A new generation of art lovers explains the allure of collecting — and how you might get started. (Read our story on the overall trend here.)
How she got started: “In college we would exchange pieces with each other in our studio classes, and talked a lot about investing in individual artists and supporting them.”
Who she collects: Local artists — Alec Soth, Ruben Nusz, Eileen Cohen — and a handful of ceramists from Northern Clay Center. “Work I get excited about.”
Favorite piece: Soth’s photograph “Angela, Los Angeles” (above) has “a lot of meaning for me. He was a really important person in my development as an artist. Many of the things we talked about have stayed with me.”
Rob and Jori Sherer
Ages: 40 and 33.
How they got started: Rob began acquiring work on a modest level as his career in the arts took him from Chicago to California to Minneapolis. “We started collecting together about five years ago,” Jori said. “We both feel it’s important to have meaningful engagement with art.”

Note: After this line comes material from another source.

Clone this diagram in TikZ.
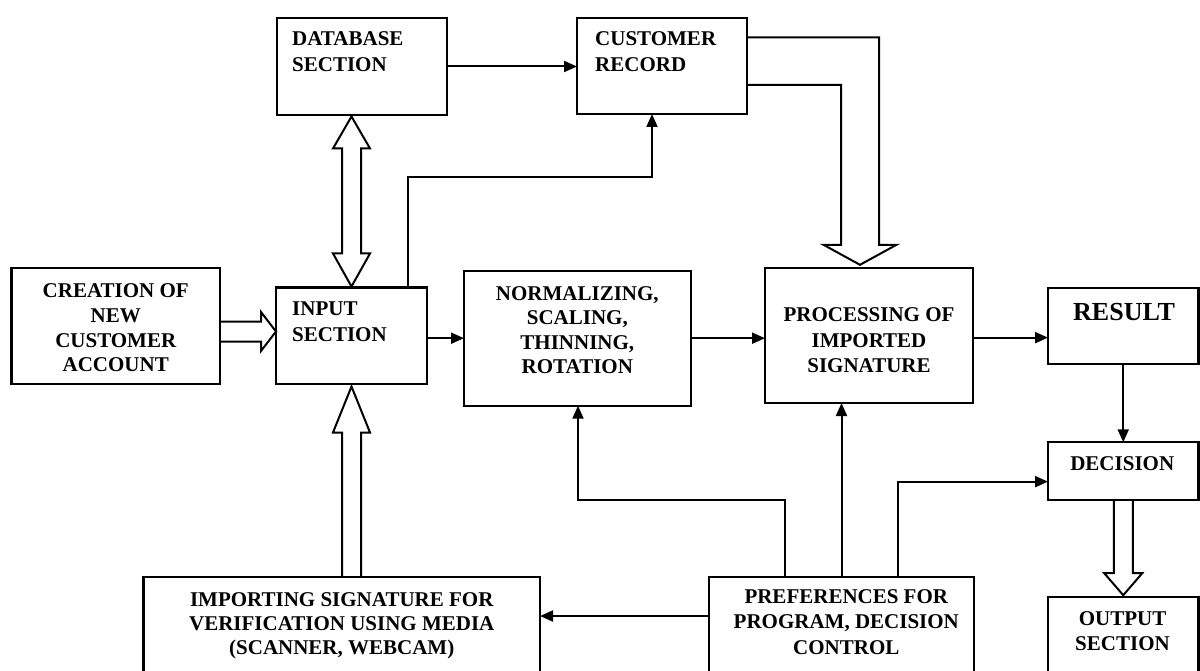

Who they collect: Emerging artists almost exclusively, and a few in depth, including Erica Baum, April Street, Sam McKinniss and Richard Tinkler.
Favorite piece: “Our first current favorite is an untitled felt work by William J. O’Brien, a Chicago-based artist. Our second is by Sam McKinniss, a New York-based painter [above]. It depicts an image of the aurora borealis at Voyageurs National Park from the Instagram account of the U.S. Department of the Interior.”
Masami Kawazato and Aaron Merrill
Ages: 40 and 42.
How they got started: “It was a continuation of asking collectors to open their homes when I was working at the Walker,” Kawazato said. “I started to think: What could that mean outside of a museum? What could that mean for me? ... Then the art slowly started accumulating.”
Who they collect: Minneapolis artists, generally ones connected with smaller nonprofit galleries: SooVAC, Midway, Highpoint.
Favorite piece: “Untitled” by Andrea Carlson (above). “It was one of the first ‘real original’ artworks we bought, in 2006. I had started volunteering at SooVAC and Andrea had a solo show. I liked it right away; it reminded me of my grandma.”
Greg and Kate Sicher
Ages: 33 and 39.
How they got started: Through Kate’s work at Walker Art Center and her involvement with its Collectors’ Council. The couple want to support local artists, and to make their home “our place as opposed to a place with furniture.”
Who they collect: They focus mostly on Minnesota artists, including Greg Gossel, Drew Peterson, Jennifer Davis, Amy Rice and David Rathman.
Favorite piece: Seattle artist Jennifer Chadwick’s painting “Three Sisters” (2017), displayed above with the Sichers and their children, Lewis and Emmie.